## [RAW RECORDS]
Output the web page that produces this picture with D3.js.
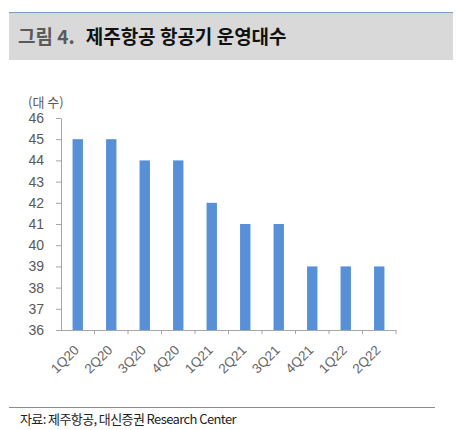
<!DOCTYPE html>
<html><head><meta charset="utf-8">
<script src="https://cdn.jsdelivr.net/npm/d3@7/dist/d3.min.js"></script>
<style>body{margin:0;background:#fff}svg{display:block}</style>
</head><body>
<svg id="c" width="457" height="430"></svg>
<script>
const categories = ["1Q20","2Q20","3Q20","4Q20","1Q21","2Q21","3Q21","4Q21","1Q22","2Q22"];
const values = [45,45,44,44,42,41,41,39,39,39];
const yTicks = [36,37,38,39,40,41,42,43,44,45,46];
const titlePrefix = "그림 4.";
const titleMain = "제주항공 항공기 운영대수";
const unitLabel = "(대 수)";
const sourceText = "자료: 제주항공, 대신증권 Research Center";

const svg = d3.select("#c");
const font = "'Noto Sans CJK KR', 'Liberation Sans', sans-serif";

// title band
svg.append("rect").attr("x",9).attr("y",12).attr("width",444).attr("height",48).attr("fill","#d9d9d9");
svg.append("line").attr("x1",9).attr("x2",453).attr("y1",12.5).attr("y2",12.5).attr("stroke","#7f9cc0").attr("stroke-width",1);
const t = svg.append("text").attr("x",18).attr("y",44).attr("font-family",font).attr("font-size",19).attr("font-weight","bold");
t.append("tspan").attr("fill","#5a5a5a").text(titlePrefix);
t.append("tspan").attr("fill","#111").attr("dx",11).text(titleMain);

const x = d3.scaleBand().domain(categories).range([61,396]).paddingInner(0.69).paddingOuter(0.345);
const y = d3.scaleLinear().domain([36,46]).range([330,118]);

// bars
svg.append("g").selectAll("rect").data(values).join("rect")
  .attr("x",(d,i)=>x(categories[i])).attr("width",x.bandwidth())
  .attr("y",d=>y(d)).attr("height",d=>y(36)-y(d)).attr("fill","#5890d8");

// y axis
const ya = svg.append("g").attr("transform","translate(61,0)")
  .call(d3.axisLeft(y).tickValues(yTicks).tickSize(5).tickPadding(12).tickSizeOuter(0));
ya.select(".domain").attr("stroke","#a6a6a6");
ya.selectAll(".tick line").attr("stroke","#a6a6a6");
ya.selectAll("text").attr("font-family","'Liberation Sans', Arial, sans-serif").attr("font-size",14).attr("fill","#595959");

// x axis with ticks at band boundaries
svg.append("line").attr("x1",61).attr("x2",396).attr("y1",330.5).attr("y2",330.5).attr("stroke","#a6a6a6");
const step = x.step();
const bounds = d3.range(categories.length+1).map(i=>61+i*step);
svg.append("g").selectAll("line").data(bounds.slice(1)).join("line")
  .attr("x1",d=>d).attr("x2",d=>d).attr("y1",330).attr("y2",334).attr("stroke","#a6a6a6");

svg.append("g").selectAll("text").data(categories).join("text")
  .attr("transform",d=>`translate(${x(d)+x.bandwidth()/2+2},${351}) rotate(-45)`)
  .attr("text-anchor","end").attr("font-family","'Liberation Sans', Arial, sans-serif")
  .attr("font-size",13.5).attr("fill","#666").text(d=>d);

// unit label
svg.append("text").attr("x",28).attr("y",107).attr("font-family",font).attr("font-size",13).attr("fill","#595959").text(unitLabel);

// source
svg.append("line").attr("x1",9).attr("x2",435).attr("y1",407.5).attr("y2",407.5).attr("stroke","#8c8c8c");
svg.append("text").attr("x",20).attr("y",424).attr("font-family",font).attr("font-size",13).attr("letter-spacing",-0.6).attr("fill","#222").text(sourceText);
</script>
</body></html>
* * *
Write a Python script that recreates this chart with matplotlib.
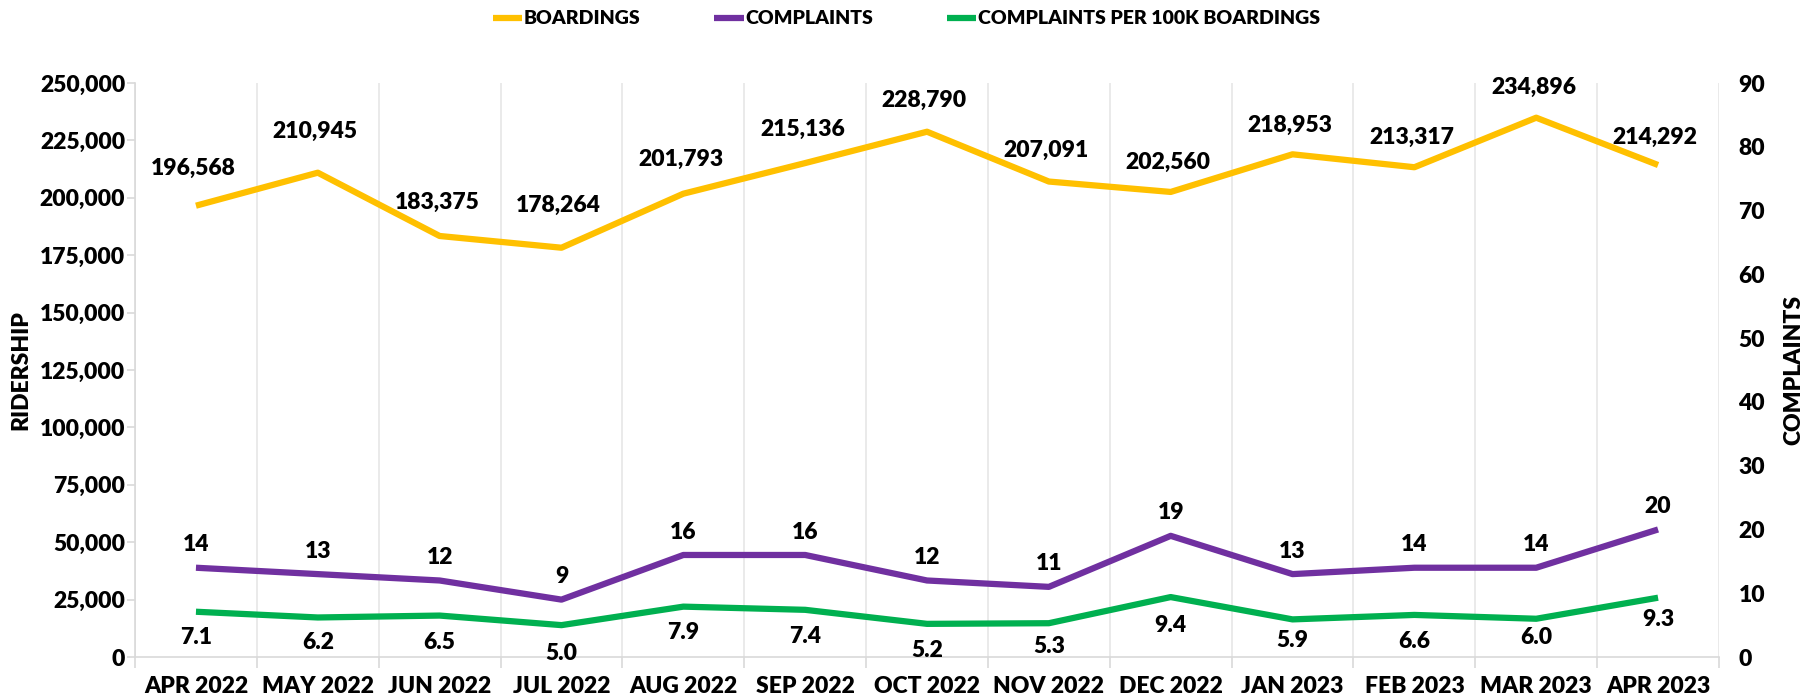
--
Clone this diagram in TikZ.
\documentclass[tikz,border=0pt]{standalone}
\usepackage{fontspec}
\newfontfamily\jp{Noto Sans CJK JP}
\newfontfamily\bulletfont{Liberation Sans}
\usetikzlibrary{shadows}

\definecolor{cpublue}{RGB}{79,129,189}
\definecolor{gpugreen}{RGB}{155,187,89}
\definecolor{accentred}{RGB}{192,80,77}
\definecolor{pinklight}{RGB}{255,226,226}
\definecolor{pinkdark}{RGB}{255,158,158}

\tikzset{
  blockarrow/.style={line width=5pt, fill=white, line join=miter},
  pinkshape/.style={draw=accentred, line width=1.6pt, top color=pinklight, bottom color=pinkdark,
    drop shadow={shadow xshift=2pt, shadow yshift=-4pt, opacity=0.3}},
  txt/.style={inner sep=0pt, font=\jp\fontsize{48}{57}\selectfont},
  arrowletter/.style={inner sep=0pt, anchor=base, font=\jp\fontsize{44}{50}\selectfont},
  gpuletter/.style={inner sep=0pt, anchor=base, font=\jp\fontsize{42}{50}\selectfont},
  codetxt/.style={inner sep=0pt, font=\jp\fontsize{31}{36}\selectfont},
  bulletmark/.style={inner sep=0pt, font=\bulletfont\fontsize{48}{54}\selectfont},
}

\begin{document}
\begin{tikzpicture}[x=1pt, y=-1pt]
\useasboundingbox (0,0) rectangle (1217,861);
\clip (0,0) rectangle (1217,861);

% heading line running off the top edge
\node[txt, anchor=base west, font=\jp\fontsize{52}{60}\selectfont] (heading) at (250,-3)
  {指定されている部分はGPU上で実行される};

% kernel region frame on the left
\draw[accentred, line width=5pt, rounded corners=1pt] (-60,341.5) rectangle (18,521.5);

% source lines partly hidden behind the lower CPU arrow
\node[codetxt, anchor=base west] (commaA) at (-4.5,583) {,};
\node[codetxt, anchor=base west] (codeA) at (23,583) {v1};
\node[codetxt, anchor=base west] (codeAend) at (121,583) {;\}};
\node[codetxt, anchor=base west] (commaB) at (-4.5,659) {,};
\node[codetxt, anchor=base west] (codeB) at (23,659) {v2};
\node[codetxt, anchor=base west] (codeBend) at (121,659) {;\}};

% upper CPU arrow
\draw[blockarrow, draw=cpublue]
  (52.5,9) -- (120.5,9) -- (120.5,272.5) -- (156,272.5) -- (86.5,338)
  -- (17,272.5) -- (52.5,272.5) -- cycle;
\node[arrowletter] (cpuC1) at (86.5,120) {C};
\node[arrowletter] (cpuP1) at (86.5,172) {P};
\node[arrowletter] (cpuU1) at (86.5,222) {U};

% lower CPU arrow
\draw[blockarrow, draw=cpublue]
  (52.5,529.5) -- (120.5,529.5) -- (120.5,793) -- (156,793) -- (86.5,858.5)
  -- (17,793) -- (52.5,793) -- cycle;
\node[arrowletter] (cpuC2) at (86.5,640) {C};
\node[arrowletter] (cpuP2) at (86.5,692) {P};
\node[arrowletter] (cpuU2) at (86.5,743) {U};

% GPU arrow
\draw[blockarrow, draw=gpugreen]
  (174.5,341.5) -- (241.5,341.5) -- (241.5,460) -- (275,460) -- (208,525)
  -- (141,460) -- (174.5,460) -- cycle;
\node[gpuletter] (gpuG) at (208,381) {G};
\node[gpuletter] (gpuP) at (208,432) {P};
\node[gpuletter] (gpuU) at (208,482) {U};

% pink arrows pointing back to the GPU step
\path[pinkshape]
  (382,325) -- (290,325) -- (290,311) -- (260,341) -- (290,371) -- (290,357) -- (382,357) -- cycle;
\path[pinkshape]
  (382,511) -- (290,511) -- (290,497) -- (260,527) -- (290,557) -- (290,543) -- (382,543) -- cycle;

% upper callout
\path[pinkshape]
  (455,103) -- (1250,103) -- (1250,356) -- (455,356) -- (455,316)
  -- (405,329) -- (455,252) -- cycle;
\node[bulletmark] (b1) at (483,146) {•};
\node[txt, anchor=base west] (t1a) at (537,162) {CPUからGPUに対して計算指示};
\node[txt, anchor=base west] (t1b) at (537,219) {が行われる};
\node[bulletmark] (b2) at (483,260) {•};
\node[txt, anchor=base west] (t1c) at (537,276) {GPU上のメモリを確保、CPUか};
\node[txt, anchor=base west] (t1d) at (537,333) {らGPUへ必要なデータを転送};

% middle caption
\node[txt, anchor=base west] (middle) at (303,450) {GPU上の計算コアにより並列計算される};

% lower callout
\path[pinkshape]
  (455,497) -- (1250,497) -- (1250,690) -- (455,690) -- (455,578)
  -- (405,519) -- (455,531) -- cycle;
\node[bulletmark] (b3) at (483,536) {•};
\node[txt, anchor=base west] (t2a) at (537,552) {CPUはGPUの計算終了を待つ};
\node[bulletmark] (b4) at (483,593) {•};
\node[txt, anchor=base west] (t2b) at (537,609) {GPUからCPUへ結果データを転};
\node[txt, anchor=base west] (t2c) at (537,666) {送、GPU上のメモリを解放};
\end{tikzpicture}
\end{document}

## [TASK GOAL]
Tally the lines in this data that hold the word "with" and state only the count.

## [TASK RESPONSE]
3